The listening syllabus emphasizes task-based listening activities and incorporates both top-down processing skills and bottom-up processing skills. Listening exercises for all levels provide focus questions or tasks that give students, a purpose for listening, while graphic organizers such as charts provide note-taking support. Moreover, most Conversations provide follow-up listening tasks. Additional listening practice is provided for homework assignments.

 

Grammar

Sierra States University course syllabus reviews and expands on the basic grammar structures by viewing meaning, form, and use as the three interacting dimensions of language. First, students notice the new grammar in context in the Conversations or Perspectives. Second, they learn and practice using the grammar forms in a controlled way. Third, students soon move on to freer tasks that lead toward fluency.
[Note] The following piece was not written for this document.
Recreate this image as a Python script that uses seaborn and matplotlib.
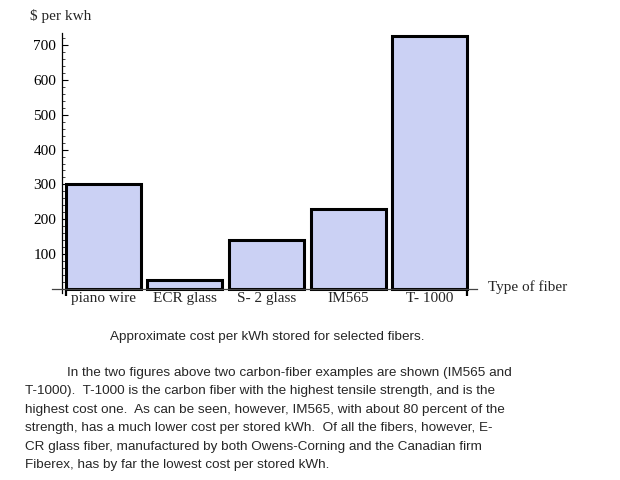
import matplotlib
matplotlib.use("Agg")
import matplotlib.pyplot as plt
from matplotlib.ticker import MultipleLocator, FixedLocator, NullFormatter
import seaborn as sns

# values ($ per kWh stored)
fibers = ["piano wire", "ECR glass", "S- 2 glass", "IM565", "T- 1000"]
cost_per_kwh = [302, 26, 141, 230, 725]
ytick_values = [100, 200, 300, 400, 500, 600, 700]

caption = "Approximate cost per kWh stored for selected fibers."
paragraph = [
    "In the two figures above two carbon-fiber examples are shown (IM565 and",
    "T-1000).  T-1000 is the carbon fiber with the highest tensile strength, and is the",
    "highest cost one.  As can be seen, however, IM565, with about 80 percent of the",
    "strength, has a much lower cost per stored kWh.  Of all the fibers, however, E-",
    "CR glass fiber, manufactured by both Owens-Corning and the Canadian firm",
    "Fiberex, has by far the lowest cost per stored kWh.",
]

sns.set_style("ticks")
plt.rcParams["font.family"] = ["Liberation Serif", "DejaVu Serif"]

W, H = 620, 480
fig = plt.figure(figsize=(6.2, 4.8), dpi=100)
ax = fig.add_axes([52 / W, 187 / H, (477 - 52) / W, (447 - 187) / H])

bar_color = "#CBD1F4"
sns.barplot(x=fibers, y=cost_per_kwh, color=bar_color, saturation=1,
            edgecolor="black", linewidth=2.2, width=0.92, ax=ax)

ax.set_xlim(-0.63, 4.58)
ax.set_ylim(-12, 735)

# Mathematica style crossing axes
for s in ["top", "right"]:
    ax.spines[s].set_visible(False)
ax.spines["left"].set_position(("data", -0.51))
ax.spines["bottom"].set_position(("data", 0))
ax.spines["left"].set_linewidth(0.9)
ax.spines["left"].set_color("black")
ax.spines["bottom"].set_linewidth(0.9)
ax.spines["bottom"].set_color("#444444")

ax.yaxis.set_major_locator(FixedLocator(ytick_values))
ax.yaxis.set_minor_locator(MultipleLocator(20))
ax.tick_params(axis="y", which="major", direction="in", length=4, width=0.8,
               labelsize=11, pad=4, colors="black")
ax.tick_params(axis="y", which="minor", direction="in", length=2, width=0.6)

ax.xaxis.set_minor_locator(FixedLocator([-0.46, 4.46]))
ax.xaxis.set_minor_formatter(NullFormatter())
ax.tick_params(axis="x", which="major", length=0, labelsize=11, pad=2)
ax.tick_params(axis="x", which="minor", direction="out", length=5, width=1.6,
               color="black")
ax.set_xlabel("")
ax.set_ylabel("")

fig.text(30 / W, 1 - 16 / H, "$ per kwh", fontsize=11, ha="left", va="center")
fig.text(488 / W, 1 - 287 / H, "Type of fiber", fontsize=11, ha="left", va="center")

sans = ["Liberation Sans", "DejaVu Sans"]
fig.text(267 / W, 1 - 337 / H, caption, family=sans, fontsize=9.7,
         ha="center", va="center")
for i, line in enumerate(paragraph):
    x0 = 67 if i == 0 else 25
    fig.text(x0 / W, 1 - (373 + i * 18.4) / H, line, family=sans, fontsize=9.7,
             ha="left", va="center")

fig.savefig("out.png", dpi=100)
Throughout the course, Sierra States University students acquire new communicative competence by using grammar as a means to an end: such as how to introduce themselves, or agree and disagree.

 

Reading

Reading exercises require students to read a variety of text types for different purposes. For example, they skim the texts for main ideas, scan them for specific information, or read them carefully for details. Then they complete exercises that help develop reading strategies and skills, such as inference and guessing meaning from context. They also share and discuss their opinions.

 

Writing

Writing exercises require students to write on a variety of real-world subjects that review the themes, vocabulary, and grammar in each unit. Students typically look at writing models before they begin writing; they use their experiences and ideas in their writing, and then share what they wrote with their classmates.